Short task
Take the lines from the top down to and including the one with "plt.rcParams['font.family'] = ['Lato', 'DejaVu" and repeat them exactly. Omit images.

Data lines

....

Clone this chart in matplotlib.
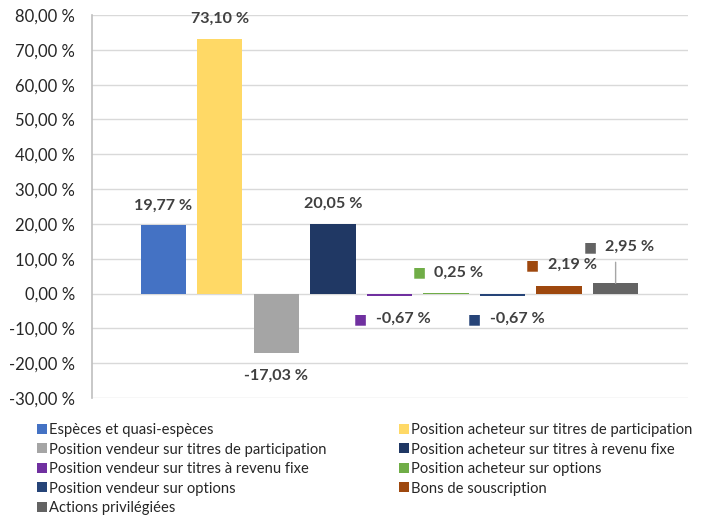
import matplotlib
matplotlib.use('Agg')
import matplotlib.pyplot as plt
from matplotlib.ticker import FuncFormatter
import numpy as np

plt.rcParams['font.family'] = ['Lato', 'DejaVu Sans']

# ── data ────────────────────────────────────────────────────────────────
series = [
    "Espèces et quasi-espèces",
    "Position acheteur sur titres de participation",
    "Position vendeur sur titres de participation",
    "Position acheteur sur titres à revenu fixe",
    "Position vendeur sur titres à revenu fixe",
    "Position acheteur sur options",
    "Position vendeur sur options",
    "Bons de souscription",
    "Actions privilégiées",
]
values = [19.77, 73.10, -17.03, 20.05, -0.67, 0.25, -0.67, 2.19, 2.95]
colors = ['#4472C4', '#FFD966', '#A5A5A5', '#203864', '#7030A0',
          '#70AD47', '#264478', '#9E480E', '#636363']
y_ticks = np.arange(-30, 81, 10)

# label placement (pixels from bar end): dy, and for keyed labels marker dx / text dx
plain_dy = {0: 19, 1: 20, 2: -23, 3: 20}
keyed = {4: (-23, -29.5, -13.5), 5: (20, -26.5, -11.5), 6: (-23, -28.5, -12.5),
         7: (21, -26.5, -11.5), 8: (36, -25.5, -10.5)}

PX = 72 / 100  # points per pixel at dpi 100
TXT = '#404040'


def fmt(v):
    return f"{v:.2f} %".replace('.', ',')


fig = plt.figure(figsize=(7.02, 5.16), dpi=100)
ax = fig.add_axes([92 / 702, 1 - 398 / 516, (688 - 92) / 702, (398 - 15) / 516])

x = np.arange(len(values))
bars = ax.bar(x, values, width=0.8, color=colors, zorder=3)

ax.set_xlim(-1.26, 9.28)
ax.set_ylim(-30, 80)
ax.set_yticks(y_ticks)
ax.yaxis.set_major_formatter(FuncFormatter(lambda v, p: f"{v:.2f} %".replace('.', ',')))
ax.tick_params(axis='y', length=0, labelsize=12, labelcolor='#262626', pad=12)
ax.set_xticks([])
ax.grid(axis='y', color='#D9D9D9', linewidth=1, zorder=0)
for s in ['top', 'right', 'bottom']:
    ax.spines[s].set_visible(False)
ax.spines['left'].set_color('#BFBFBF')
ax.spines['left'].set_linewidth(1.2)

# ── data labels ─────────────────────────────────────────────────────────
for i, v in enumerate(values):
    if i in plain_dy:
        ax.annotate(fmt(v), (x[i], v), xytext=(0, plain_dy[i] * PX),
                    textcoords='offset points', ha='center', va='center',
                    fontsize=11.6, fontweight='bold', color=TXT)
    else:
        dy, mdx, tdx = keyed[i]
        ax.annotate('■', (x[i], v), xytext=(mdx * PX, dy * PX),
                    textcoords='offset points', ha='center', va='center',
                    fontsize=10, color=colors[i], family='DejaVu Sans')
        ax.annotate(fmt(v), (x[i], v), xytext=(tdx * PX, dy * PX),
                    textcoords='offset points', ha='left', va='center',
                    fontsize=11.6, fontweight='bold', color=TXT)

# leader line for the last label
ax.annotate('', (x[8], values[8]), xytext=(0, 21 * PX), textcoords='offset points',
            arrowprops=dict(arrowstyle='-', color='#A6A6A6', lw=1, shrinkA=0, shrinkB=0))

# ── legend (row-major order, two columns) ───────────────────────────────
order = [0, 2, 4, 6, 8, 1, 3, 5, 7]
handles = [bars[i] for i in order]
labels = [series[i] for i in order]
fig.legend(handles, labels, ncol=2, loc='upper left',
           bbox_to_anchor=(37 / 702, 1 - 423 / 516), frameon=False,
           fontsize=10.6, handlelength=0.68, handleheight=0.68, handletextpad=0.16,
           columnspacing=4.9, labelspacing=0.375, borderaxespad=0, borderpad=0,
           labelcolor='#262626')

fig.savefig('out.png', dpi=100)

....

Problem solution
Clone this chart in matplotlib.
import matplotlib
matplotlib.use('Agg')
import matplotlib.pyplot as plt
from matplotlib.ticker import FuncFormatter
import numpy as np

plt.rcParams['font.family'] = ['Lato', 'DejaVu Sans']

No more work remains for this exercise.